=== Source excerpt ===

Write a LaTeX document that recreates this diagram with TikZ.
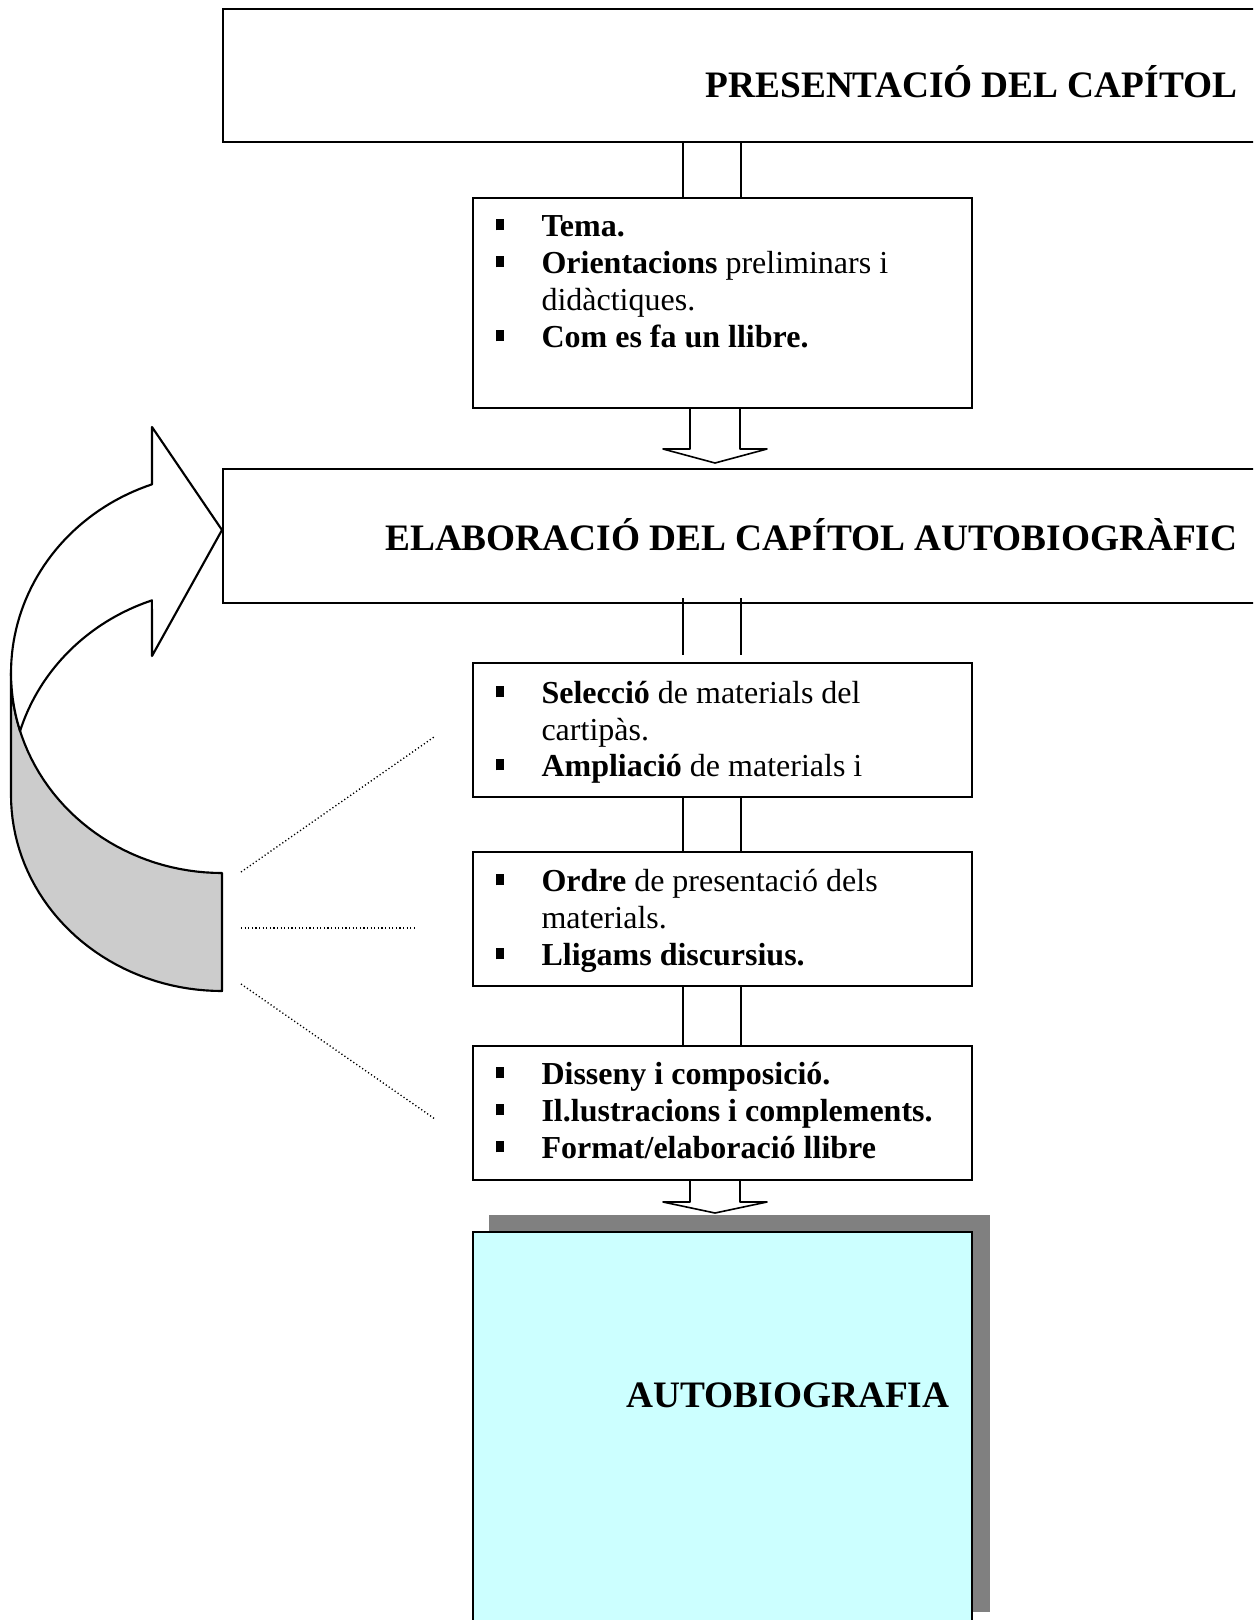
\documentclass[tikz,border=0pt]{standalone}
\usepackage{fontspec}
\setmainfont{Liberation Serif}
\usetikzlibrary{calc}
\definecolor{cyanfill}{HTML}{CCFFFF}
\definecolor{shadowgray}{HTML}{808080}
\definecolor{bandgray}{HTML}{CCCCCC}
\newcommand\bul{\rule[2.1pt]{3pt}{4.2pt}}
\begin{document}
\begin{tikzpicture}[x=0.375pt,y=-0.375pt,
  box/.style={draw, line width=0.8pt, rectangle, inner sep=0, anchor=north west},
  conn/.style={line width=0.6pt},
  ln/.style={anchor=base west, inner sep=0, font=\fontsize{12}{14}\selectfont},
  head/.style={anchor=base east, inner sep=0, font=\fontsize{14}{16}\selectfont\bfseries},
  dots/.style={line width=0.5pt, dash pattern=on 0.45pt off 0.9pt},
  curved/.style={line width=0.8pt, line join=round}
]
\clip (0,0) rectangle (1253,1620);
\fill[white] (0,0) rectangle (1253,1620);

% boxes
\node[box, minimum width=391.125pt, minimum height=49.875pt] (top) at (222,8) {};
\node[box, minimum width=187.125pt, minimum height=78.75pt] (b1) at (472,197) {};
\node[box, minimum width=391.125pt, minimum height=50.25pt] (elab) at (222,468) {};
\node[box, minimum width=187.125pt, minimum height=50.25pt] (sel) at (472,662) {};
\node[box, minimum width=187.125pt, minimum height=50.25pt] (ord) at (472,851) {};
\node[box, minimum width=187.125pt, minimum height=50.25pt] (dis) at (472,1045) {};
\node[anchor=north west, inner sep=0, fill=shadowgray, minimum width=187.875pt, minimum height=148.875pt] (shadow) at (488,1214) {};
\node[box, fill=cyanfill, minimum width=187.125pt, minimum height=153.375pt] (auto) at (472,1231) {};

% headings
\node[head] (toptext) at (1238,97.5) {PRESENTACIÓ DEL CAPÍTOL};
\node[head] (elabtext) at (1238,550) {ELABORACIÓ DEL CAPÍTOL AUTOBIOGRÀFIC};
\node[head] (autotext) at (950,1407) {AUTOBIOGRAFIA};

% box 1 text
\node[ln] (b1a) at (495,236) {\bul};
\node[ln] (b1t1) at (541,236) {\textbf{Tema.}};
\node[ln] (b1b) at (495,273) {\bul};
\node[ln] (b1t2) at (541,273) {\textbf{Orientacions} preliminars i};
\node[ln] (b1t3) at (541,310) {didàctiques.};
\node[ln] (b1c) at (495,347) {\bul};
\node[ln] (b1t4) at (541,347) {\textbf{Com es fa un llibre.}};

% selecció
\node[ln] (sela) at (495,703) {\bul};
\node[ln] (selt1) at (541,703) {\textbf{Selecció} de materials del};
\node[ln] (selt2) at (541,740) {cartipàs.};
\node[ln] (selb) at (495,776) {\bul};
\node[ln] (selt3) at (541,776) {\textbf{Ampliació} de materials i};

% ordre
\node[ln] (orda) at (495,891) {\bul};
\node[ln] (ordt1) at (541,891) {\textbf{Ordre} de presentació dels};
\node[ln] (ordt2) at (541,928) {materials.};
\node[ln] (ordb) at (495,965) {\bul};
\node[ln] (ordt3) at (541,965) {\textbf{Lligams discursius.}};

% disseny
\node[ln] (disa) at (495,1084) {\bul};
\node[ln] (dist1) at (541,1084) {\textbf{Disseny i composició.}};
\node[ln] (disb) at (495,1121) {\bul};
\node[ln] (dist2) at (541,1121) {\textbf{Il.lustracions i complements.}};
\node[ln] (disc) at (495,1158) {\bul};
\node[ln] (dist3) at (541,1158) {\textbf{Format/elaboració llibre}};

% double-line connectors
\coordinate (L) at (683,0);
\coordinate (R) at (741,0);
\draw[conn] (L |- top.south) -- (L |- b1.north);
\draw[conn] (R |- top.south) -- (R |- b1.north);
\draw[conn] ($(L |- elab.south)+(0,-6)$) -- ($(L |- sel.north)+(0,-7)$);
\draw[conn] ($(R |- elab.south)+(0,-6)$) -- ($(R |- sel.north)+(0,-7)$);
\draw[conn] (L |- sel.south) -- (L |- ord.north);
\draw[conn] (R |- sel.south) -- (R |- ord.north);
\draw[conn] (L |- ord.south) -- (L |- dis.north);
\draw[conn] (R |- ord.south) -- (R |- dis.north);

% block arrows
\coordinate (sL) at (690,0);
\coordinate (sR) at (740,0);
\draw[conn, line join=round] (sL |- b1.south) -- (690,449) -- (663,449) -- (715,463) -- (767,449) -- (740,449) -- (sR |- b1.south);
\draw[conn, line join=round] (sL |- dis.south) -- (690,1202) -- (663,1202) -- (715,1213) -- (767,1202) -- (740,1202) -- (sR |- dis.south);

% curved 3D arrow: side band
\filldraw[curved, fill=bandgray]
 (11,673) -- plot[domain=180:90, samples=40, variable=\t] ({222+211*cos(\t)},{673+200*sin(\t)})
 -- (222,991) -- plot[domain=90:180, samples=40, variable=\t] ({222+211*cos(\t)},{795+196*sin(\t)}) -- cycle;
% curved arrow: front face
\filldraw[curved, fill=white]
 (222,530) -- (152,427) -- (152,484)
 -- plot[domain=250.6:180, samples=40, variable=\t] ({222+211*cos(\t)},{673+200*sin(\t)})
 -- plot[domain=180:163.2, samples=8, variable=\t] ({222+211*cos(\t)},{673+200*sin(\t)})
 -- plot[domain=196.8:250.6, samples=40, variable=\t] ({222+211*cos(\t)},{789+200*sin(\t)})
 -- (152,656) -- cycle;

% dotted guide lines
\coordinate (d1a) at (241,872);
\coordinate (d1b) at (434,737);
\coordinate (d2a) at (241,928);
\coordinate (d2b) at (415,928);
\coordinate (d3a) at (241,984);
\coordinate (d3b) at (435,1119);
\draw[dots] (d1a) -- (d1b);
\draw[dots] (d2a) -- (d2b);
\draw[dots] (d3a) -- (d3b);
\end{tikzpicture}
\end{document}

===

Task to carry out.
Write out the material above once more, exactly as it reads, with no pictures.

Response for this exercise.
Write a LaTeX document that recreates this diagram with TikZ.
\documentclass[tikz,border=0pt]{standalone}
\usepackage{fontspec}
\setmainfont{Liberation Serif}
\usetikzlibrary{calc}
\definecolor{cyanfill}{HTML}{CCFFFF}
\definecolor{shadowgray}{HTML}{808080}
\definecolor{bandgray}{HTML}{CCCCCC}
\newcommand\bul{\rule[2.1pt]{3pt}{4.2pt}}
\begin{document}
\begin{tikzpicture}[x=0.375pt,y=-0.375pt,
  box/.style={draw, line width=0.8pt, rectangle, inner sep=0, anchor=north west},
  conn/.style={line width=0.6pt},
  ln/.style={anchor=base west, inner sep=0, font=\fontsize{12}{14}\selectfont},
  head/.style={anchor=base east, inner sep=0, font=\fontsize{14}{16}\selectfont\bfseries},
  dots/.style={line width=0.5pt, dash pattern=on 0.45pt off 0.9pt},
  curved/.style={line width=0.8pt, line join=round}
]
\clip (0,0) rectangle (1253,1620);
\fill[white] (0,0) rectangle (1253,1620);

% boxes
\node[box, minimum width=391.125pt, minimum height=49.875pt] (top) at (222,8) {};
\node[box, minimum width=187.125pt, minimum height=78.75pt] (b1) at (472,197) {};
\node[box, minimum width=391.125pt, minimum height=50.25pt] (elab) at (222,468) {};
\node[box, minimum width=187.125pt, minimum height=50.25pt] (sel) at (472,662) {};
\node[box, minimum width=187.125pt, minimum height=50.25pt] (ord) at (472,851) {};
\node[box, minimum width=187.125pt, minimum height=50.25pt] (dis) at (472,1045) {};
\node[anchor=north west, inner sep=0, fill=shadowgray, minimum width=187.875pt, minimum height=148.875pt] (shadow) at (488,1214) {};
\node[box, fill=cyanfill, minimum width=187.125pt, minimum height=153.375pt] (auto) at (472,1231) {};

% headings
\node[head] (toptext) at (1238,97.5) {PRESENTACIÓ DEL CAPÍTOL};
\node[head] (elabtext) at (1238,550) {ELABORACIÓ DEL CAPÍTOL AUTOBIOGRÀFIC};
\node[head] (autotext) at (950,1407) {AUTOBIOGRAFIA};

% box 1 text
\node[ln] (b1a) at (495,236) {\bul};
\node[ln] (b1t1) at (541,236) {\textbf{Tema.}};
\node[ln] (b1b) at (495,273) {\bul};
\node[ln] (b1t2) at (541,273) {\textbf{Orientacions} preliminars i};
\node[ln] (b1t3) at (541,310) {didàctiques.};
\node[ln] (b1c) at (495,347) {\bul};
\node[ln] (b1t4) at (541,347) {\textbf{Com es fa un llibre.}};

% selecció
\node[ln] (sela) at (495,703) {\bul};
\node[ln] (selt1) at (541,703) {\textbf{Selecció} de materials del};
\node[ln] (selt2) at (541,740) {cartipàs.};
\node[ln] (selb) at (495,776) {\bul};
\node[ln] (selt3) at (541,776) {\textbf{Ampliació} de materials i};

% ordre
\node[ln] (orda) at (495,891) {\bul};
\node[ln] (ordt1) at (541,891) {\textbf{Ordre} de presentació dels};
\node[ln] (ordt2) at (541,928) {materials.};
\node[ln] (ordb) at (495,965) {\bul};
\node[ln] (ordt3) at (541,965) {\textbf{Lligams discursius.}};

% disseny
\node[ln] (disa) at (495,1084) {\bul};
\node[ln] (dist1) at (541,1084) {\textbf{Disseny i composició.}};
\node[ln] (disb) at (495,1121) {\bul};
\node[ln] (dist2) at (541,1121) {\textbf{Il.lustracions i complements.}};
\node[ln] (disc) at (495,1158) {\bul};
\node[ln] (dist3) at (541,1158) {\textbf{Format/elaboració llibre}};

% double-line connectors
\coordinate (L) at (683,0);
\coordinate (R) at (741,0);
\draw[conn] (L |- top.south) -- (L |- b1.north);
\draw[conn] (R |- top.south) -- (R |- b1.north);
\draw[conn] ($(L |- elab.south)+(0,-6)$) -- ($(L |- sel.north)+(0,-7)$);
\draw[conn] ($(R |- elab.south)+(0,-6)$) -- ($(R |- sel.north)+(0,-7)$);
\draw[conn] (L |- sel.south) -- (L |- ord.north);
\draw[conn] (R |- sel.south) -- (R |- ord.north);
\draw[conn] (L |- ord.south) -- (L |- dis.north);
\draw[conn] (R |- ord.south) -- (R |- dis.north);

% block arrows
\coordinate (sL) at (690,0);
\coordinate (sR) at (740,0);
\draw[conn, line join=round] (sL |- b1.south) -- (690,449) -- (663,449) -- (715,463) -- (767,449) -- (740,449) -- (sR |- b1.south);
\draw[conn, line join=round] (sL |- dis.south) -- (690,1202) -- (663,1202) -- (715,1213) -- (767,1202) -- (740,1202) -- (sR |- dis.south);

% curved 3D arrow: side band
\filldraw[curved, fill=bandgray]
 (11,673) -- plot[domain=180:90, samples=40, variable=\t] ({222+211*cos(\t)},{673+200*sin(\t)})
 -- (222,991) -- plot[domain=90:180, samples=40, variable=\t] ({222+211*cos(\t)},{795+196*sin(\t)}) -- cycle;
% curved arrow: front face
\filldraw[curved, fill=white]
 (222,530) -- (152,427) -- (152,484)
 -- plot[domain=250.6:180, samples=40, variable=\t] ({222+211*cos(\t)},{673+200*sin(\t)})
 -- plot[domain=180:163.2, samples=8, variable=\t] ({222+211*cos(\t)},{673+200*sin(\t)})
 -- plot[domain=196.8:250.6, samples=40, variable=\t] ({222+211*cos(\t)},{789+200*sin(\t)})
 -- (152,656) -- cycle;

% dotted guide lines
\coordinate (d1a) at (241,872);
\coordinate (d1b) at (434,737);
\coordinate (d2a) at (241,928);
\coordinate (d2b) at (415,928);
\coordinate (d3a) at (241,984);
\coordinate (d3b) at (435,1119);
\draw[dots] (d1a) -- (d1b);
\draw[dots] (d2a) -- (d2b);
\draw[dots] (d3a) -- (d3b);
\end{tikzpicture}
\end{document}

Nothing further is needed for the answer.